What you need to do -
Pictures within the data are to be left out; everything else must be reproduced exactly.

◇ ◇ ◇

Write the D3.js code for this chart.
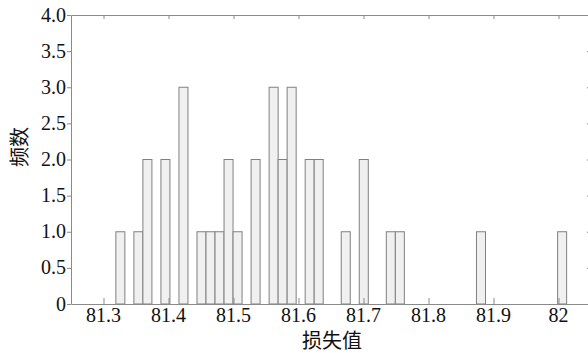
<!DOCTYPE html>
<html>
<head>
<meta charset="utf-8">
<script src="https://cdn.jsdelivr.net/npm/d3@7"></script>
<style>
  html, body { margin: 0; padding: 0; background: #fff; }
  svg { display: block; }
  svg text.num { font-family: "Liberation Serif", "Times New Roman", serif !important; }
</style>
</head>
<body>
<svg id="chart" width="588" height="353"></svg>
<script>
// Histogram of loss values: 50 equal-width bins between binMin and binMax
const binMin = 81.319;
const binMax = 82.0125;
const binCounts = [
  1, 0, 1, 2, 0, 2, 0, 3, 0, 1,
  1, 1, 2, 1, 0, 2, 0, 3, 2, 3,
  0, 2, 2, 0, 0, 1, 0, 2, 0, 0,
  1, 1, 0, 0, 0, 0, 0, 0, 0, 0,
  1, 0, 0, 0, 0, 0, 0, 0, 0, 1
];
const xDomain = [81.25, 82.05];
const xTicks = [81.3, 81.4, 81.5, 81.6, 81.7, 81.8, 81.9, 82.0];
const yDomain = [0, 4];
const yTicks = [0, 0.5, 1.0, 1.5, 2.0, 2.5, 3.0, 3.5, 4.0];
const xTitle = "损失值";
const yTitle = "频数";

const svg = d3.select("#chart");
const plot = { left: 71, right: 591, top: 15, bottom: 304 };

const x = d3.scaleLinear().domain(xDomain).range([plot.left, plot.right]);
const y = d3.scaleLinear().domain(yDomain).range([plot.bottom, plot.top]);

const binWidth = (binMax - binMin) / binCounts.length;
const bins = binCounts.map((c, i) => ({
  x0: binMin + i * binWidth,
  x1: binMin + (i + 1) * binWidth,
  count: c
})).filter(b => b.count > 0);

svg.append("rect").attr("width", 588).attr("height", 353).attr("fill", "#fff");

const frameColor = "#8a8a8a";
const serif = "Liberation Serif";
const cjk = "Noto Sans CJK SC";

// bars
svg.append("g")
  .selectAll("rect")
  .data(bins)
  .join("rect")
  .attr("x", d => x(d.x0))
  .attr("y", d => y(d.count))
  .attr("width", d => x(d.x1) - x(d.x0))
  .attr("height", d => y(0) - y(d.count))
  .attr("fill", "#f0f0f0")
  .attr("stroke", "#808080")
  .attr("stroke-width", 1);

function styleAxis(g) {
  g.selectAll(".domain").attr("stroke", frameColor);
  g.selectAll(".tick line").attr("stroke", frameColor);
}

// frame and tick marks on all four sides
svg.append("g")
  .attr("transform", `translate(0,${plot.bottom})`)
  .call(d3.axisBottom(x).tickValues(xTicks).tickFormat("")
    .tickSizeInner(-6).tickSizeOuter(0))
  .call(styleAxis);

svg.append("g")
  .attr("transform", `translate(0,${plot.top})`)
  .call(d3.axisTop(x).tickValues(xTicks).tickFormat("")
    .tickSizeInner(-4).tickSizeOuter(0))
  .call(styleAxis);

svg.append("g")
  .attr("transform", `translate(${plot.left},0)`)
  .call(d3.axisLeft(y).tickValues(yTicks).tickFormat("")
    .tickSizeInner(4).tickSizeOuter(0))
  .call(styleAxis);

svg.append("g")
  .attr("transform", `translate(${plot.right},0)`)
  .call(d3.axisRight(y).tickValues(yTicks).tickFormat("")
    .tickSizeInner(-4).tickSizeOuter(0))
  .call(styleAxis);

// tick labels
const fmtX = d3.format("~g");
const fmtY = d => d === 0 ? "0" : d3.format(".1f")(d);

function serifText(sel) {
  sel.attr("class", "num")
    .attr("font-family", serif)
    .attr("font-size", 20)
    .attr("fill", "#111")
    .each(function () {
      this.style.setProperty("font-family", serif, "important");
      this.style.setProperty("font-size", "20px", "important");
    });
}

svg.append("g")
  .selectAll("text")
  .data(xTicks)
  .join("text")
  .attr("x", d => x(d))
  .attr("y", plot.bottom + 18)
  .attr("text-anchor", "middle")
  .text(fmtX)
  .call(serifText);

svg.append("g")
  .selectAll("text")
  .data(yTicks)
  .join("text")
  .attr("x", plot.left - 5)
  .attr("y", d => y(d) + 6.5)
  .attr("text-anchor", "end")
  .text(fmtY)
  .call(serifText);

// axis titles
svg.append("text")
  .attr("x", 332)
  .attr("y", 348)
  .attr("text-anchor", "middle")
  .style("font-family", cjk)
  .style("font-size", "20px")
  .style("fill", "#111")
  .text(xTitle);

svg.append("text")
  .attr("transform", "translate(26.5,147) rotate(-90)")
  .attr("text-anchor", "middle")
  .style("font-family", cjk)
  .style("font-size", "20px")
  .style("fill", "#111")
  .text(yTitle);
</script>
</body>
</html>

◇ ◇ ◇

Full solution -
Write the D3.js code for this chart.
<!DOCTYPE html>
<html>
<head>
<meta charset="utf-8">
<script src="https://cdn.jsdelivr.net/npm/d3@7"></script>
<style>
  html, body { margin: 0; padding: 0; background: #fff; }
  svg { display: block; }
  svg text.num { font-family: "Liberation Serif", "Times New Roman", serif !important; }
</style>
</head>
<body>
<svg id="chart" width="588" height="353"></svg>
<script>
// Histogram of loss values: 50 equal-width bins between binMin and binMax
const binMin = 81.319;
const binMax = 82.0125;
const binCounts = [
  1, 0, 1, 2, 0, 2, 0, 3, 0, 1,
  1, 1, 2, 1, 0, 2, 0, 3, 2, 3,
  0, 2, 2, 0, 0, 1, 0, 2, 0, 0,
  1, 1, 0, 0, 0, 0, 0, 0, 0, 0,
  1, 0, 0, 0, 0, 0, 0, 0, 0, 1
];
const xDomain = [81.25, 82.05];
const xTicks = [81.3, 81.4, 81.5, 81.6, 81.7, 81.8, 81.9, 82.0];
const yDomain = [0, 4];
const yTicks = [0, 0.5, 1.0, 1.5, 2.0, 2.5, 3.0, 3.5, 4.0];
const xTitle = "损失值";
const yTitle = "频数";

const svg = d3.select("#chart");
const plot = { left: 71, right: 591, top: 15, bottom: 304 };

const x = d3.scaleLinear().domain(xDomain).range([plot.left, plot.right]);
const y = d3.scaleLinear().domain(yDomain).range([plot.bottom, plot.top]);

const binWidth = (binMax - binMin) / binCounts.length;
const bins = binCounts.map((c, i) => ({
  x0: binMin + i * binWidth,
  x1: binMin + (i + 1) * binWidth,
  count: c
})).filter(b => b.count > 0);

svg.append("rect").attr("width", 588).attr("height", 353).attr("fill", "#fff");

const frameColor = "#8a8a8a";
const serif = "Liberation Serif";
const cjk = "Noto Sans CJK SC";

// bars
svg.append("g")
  .selectAll("rect")
  .data(bins)
  .join("rect")
  .attr("x", d => x(d.x0))
  .attr("y", d => y(d.count))
  .attr("width", d => x(d.x1) - x(d.x0))
  .attr("height", d => y(0) - y(d.count))
  .attr("fill", "#f0f0f0")
  .attr("stroke", "#808080")
  .attr("stroke-width", 1);

function styleAxis(g) {
  g.selectAll(".domain").attr("stroke", frameColor);
  g.selectAll(".tick line").attr("stroke", frameColor);
}

// frame and tick marks on all four sides
svg.append("g")
  .attr("transform", `translate(0,${plot.bottom})`)
  .call(d3.axisBottom(x).tickValues(xTicks).tickFormat("")
    .tickSizeInner(-6).tickSizeOuter(0))
  .call(styleAxis);

svg.append("g")
  .attr("transform", `translate(0,${plot.top})`)
  .call(d3.axisTop(x).tickValues(xTicks).tickFormat("")
    .tickSizeInner(-4).tickSizeOuter(0))
  .call(styleAxis);

svg.append("g")
  .attr("transform", `translate(${plot.left},0)`)
  .call(d3.axisLeft(y).tickValues(yTicks).tickFormat("")
    .tickSizeInner(4).tickSizeOuter(0))
  .call(styleAxis);

svg.append("g")
  .attr("transform", `translate(${plot.right},0)`)
  .call(d3.axisRight(y).tickValues(yTicks).tickFormat("")
    .tickSizeInner(-4).tickSizeOuter(0))
  .call(styleAxis);

// tick labels
const fmtX = d3.format("~g");
const fmtY = d => d === 0 ? "0" : d3.format(".1f")(d);

function serifText(sel) {
  sel.attr("class", "num")
    .attr("font-family", serif)
    .attr("font-size", 20)
    .attr("fill", "#111")
    .each(function () {
      this.style.setProperty("font-family", serif, "important");
      this.style.setProperty("font-size", "20px", "important");
    });
}

svg.append("g")
  .selectAll("text")
  .data(xTicks)
  .join("text")
  .attr("x", d => x(d))
  .attr("y", plot.bottom + 18)
  .attr("text-anchor", "middle")
  .text(fmtX)
  .call(serifText);

svg.append("g")
  .selectAll("text")
  .data(yTicks)
  .join("text")
  .attr("x", plot.left - 5)
  .attr("y", d => y(d) + 6.5)
  .attr("text-anchor", "end")
  .text(fmtY)
  .call(serifText);

// axis titles
svg.append("text")
  .attr("x", 332)
  .attr("y", 348)
  .attr("text-anchor", "middle")
  .style("font-family", cjk)
  .style("font-size", "20px")
  .style("fill", "#111")
  .text(xTitle);

svg.append("text")
  .attr("transform", "translate(26.5,147) rotate(-90)")
  .attr("text-anchor", "middle")
  .style("font-family", cjk)
  .style("font-size", "20px")
  .style("fill", "#111")
  .text(yTitle);
</script>
</body>
</html>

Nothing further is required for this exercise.